Il personaggio come sempre più interessante, anche se foriero di mille problemi di scrittura (ma ci siamo abituati), è quello di Big Jim Rennie, guarda caso interpretato dall’unico attore degno di nota di tutta la serie. Tralasciando la meccanicità e la scrittura elementare di alcune sue azioni ‒ o l’ironico “Non c’è niente da vedere in tv”, che in questo caso suona quasi grottesco ‒, Big Jim è quantomeno sfaccettato: è sì un criminale, ma è l’unico che ha capito la natura della Cupola e per questo agisce anche nel bene di tutti, non solo per tornaconto personale. Insomma, il personaggio di Dean Norris è tutt’altro che perfetto, ma quantomeno riesce a dare un po’ di dinamismo a delle relazioni altrimenti piatte e senza verve.

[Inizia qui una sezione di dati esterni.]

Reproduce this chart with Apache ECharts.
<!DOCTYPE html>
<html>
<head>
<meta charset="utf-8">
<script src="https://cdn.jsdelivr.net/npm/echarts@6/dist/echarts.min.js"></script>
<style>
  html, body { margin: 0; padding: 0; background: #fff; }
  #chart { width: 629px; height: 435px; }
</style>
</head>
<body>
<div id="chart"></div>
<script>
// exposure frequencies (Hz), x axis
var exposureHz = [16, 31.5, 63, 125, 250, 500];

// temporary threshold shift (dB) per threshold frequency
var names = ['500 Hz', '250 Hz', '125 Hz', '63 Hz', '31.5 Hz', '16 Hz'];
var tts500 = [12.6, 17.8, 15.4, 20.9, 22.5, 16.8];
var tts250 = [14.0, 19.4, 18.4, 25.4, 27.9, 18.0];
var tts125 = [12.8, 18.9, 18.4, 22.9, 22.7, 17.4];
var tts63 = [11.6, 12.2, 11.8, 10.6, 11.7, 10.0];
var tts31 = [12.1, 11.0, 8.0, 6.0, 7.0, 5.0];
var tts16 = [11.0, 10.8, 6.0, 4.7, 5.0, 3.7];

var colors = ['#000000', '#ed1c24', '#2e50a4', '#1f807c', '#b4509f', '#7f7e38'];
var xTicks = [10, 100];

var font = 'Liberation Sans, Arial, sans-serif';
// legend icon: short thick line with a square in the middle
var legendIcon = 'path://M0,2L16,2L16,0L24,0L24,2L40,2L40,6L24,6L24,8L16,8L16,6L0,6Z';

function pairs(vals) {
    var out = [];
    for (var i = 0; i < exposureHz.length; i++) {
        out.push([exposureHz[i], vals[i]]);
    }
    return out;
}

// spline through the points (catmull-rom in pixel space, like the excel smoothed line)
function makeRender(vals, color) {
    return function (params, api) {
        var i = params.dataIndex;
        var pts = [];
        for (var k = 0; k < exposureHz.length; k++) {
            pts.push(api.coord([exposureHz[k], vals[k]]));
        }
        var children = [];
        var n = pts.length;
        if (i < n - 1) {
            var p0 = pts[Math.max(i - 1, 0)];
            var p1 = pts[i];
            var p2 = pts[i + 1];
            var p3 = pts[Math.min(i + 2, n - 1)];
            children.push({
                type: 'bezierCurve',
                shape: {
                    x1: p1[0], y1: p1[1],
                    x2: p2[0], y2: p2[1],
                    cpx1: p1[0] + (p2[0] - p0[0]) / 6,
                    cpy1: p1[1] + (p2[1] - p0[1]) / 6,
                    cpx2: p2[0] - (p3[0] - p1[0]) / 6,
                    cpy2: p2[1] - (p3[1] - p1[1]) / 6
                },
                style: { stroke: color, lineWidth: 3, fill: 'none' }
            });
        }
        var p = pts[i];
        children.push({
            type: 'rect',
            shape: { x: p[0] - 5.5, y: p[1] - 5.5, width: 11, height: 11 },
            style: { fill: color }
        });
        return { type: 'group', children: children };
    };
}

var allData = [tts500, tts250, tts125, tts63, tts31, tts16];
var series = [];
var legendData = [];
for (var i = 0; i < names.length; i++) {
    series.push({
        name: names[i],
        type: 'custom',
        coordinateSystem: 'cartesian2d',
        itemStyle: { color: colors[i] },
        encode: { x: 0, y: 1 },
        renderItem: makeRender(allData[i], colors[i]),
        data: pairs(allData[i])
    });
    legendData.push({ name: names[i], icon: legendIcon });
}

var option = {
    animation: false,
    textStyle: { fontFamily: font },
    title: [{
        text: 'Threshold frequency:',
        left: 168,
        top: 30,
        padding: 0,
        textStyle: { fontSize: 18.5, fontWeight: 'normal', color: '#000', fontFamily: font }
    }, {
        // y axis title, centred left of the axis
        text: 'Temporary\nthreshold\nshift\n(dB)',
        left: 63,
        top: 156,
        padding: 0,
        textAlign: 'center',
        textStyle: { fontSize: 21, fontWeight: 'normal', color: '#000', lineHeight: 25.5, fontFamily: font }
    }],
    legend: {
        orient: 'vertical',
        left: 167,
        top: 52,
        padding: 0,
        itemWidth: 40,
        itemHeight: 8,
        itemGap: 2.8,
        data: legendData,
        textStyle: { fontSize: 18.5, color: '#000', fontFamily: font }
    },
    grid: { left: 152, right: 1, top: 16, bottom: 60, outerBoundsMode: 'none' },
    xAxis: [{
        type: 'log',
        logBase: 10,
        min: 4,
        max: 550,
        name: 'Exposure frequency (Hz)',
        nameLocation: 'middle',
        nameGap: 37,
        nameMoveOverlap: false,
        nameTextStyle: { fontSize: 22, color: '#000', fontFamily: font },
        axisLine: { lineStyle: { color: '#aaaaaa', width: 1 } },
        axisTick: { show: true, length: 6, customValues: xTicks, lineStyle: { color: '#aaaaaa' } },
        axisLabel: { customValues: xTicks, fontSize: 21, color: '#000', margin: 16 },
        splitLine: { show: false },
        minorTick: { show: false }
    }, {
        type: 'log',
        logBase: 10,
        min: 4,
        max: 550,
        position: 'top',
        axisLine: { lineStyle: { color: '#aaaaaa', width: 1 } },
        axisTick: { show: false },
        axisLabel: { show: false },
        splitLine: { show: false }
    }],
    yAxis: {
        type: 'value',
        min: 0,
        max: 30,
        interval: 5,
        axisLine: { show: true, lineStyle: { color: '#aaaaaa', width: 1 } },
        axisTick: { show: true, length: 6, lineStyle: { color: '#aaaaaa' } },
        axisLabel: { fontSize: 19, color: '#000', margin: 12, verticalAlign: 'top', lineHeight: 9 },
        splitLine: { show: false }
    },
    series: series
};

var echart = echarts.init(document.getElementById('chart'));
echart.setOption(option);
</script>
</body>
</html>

Questa doppia première di Under The Dome parte con un buon proposito che purtroppo viene subito disatteso, ritornando a quello standard di scrittura e messa in scena che aveva rovinato l’opera di Stephen King. Insomma, per questa serie le speranze di migliorare sono pari a zero: la curiosità a questo punto sta tutta nel vedere se, una volta toccato il fondo, si inizierà a scavare.
Voto: 4/5

Mollata a metà seconda stagione, era diventata davvero inguardabile Ahahahah
Mi confermate che lasciarla era L’ unica cosa buona da fare ? Ahahah
Confermo. Vado avanti solo per deformazione professionale. 😀
Gli occhi del cuore era mooolto meglio!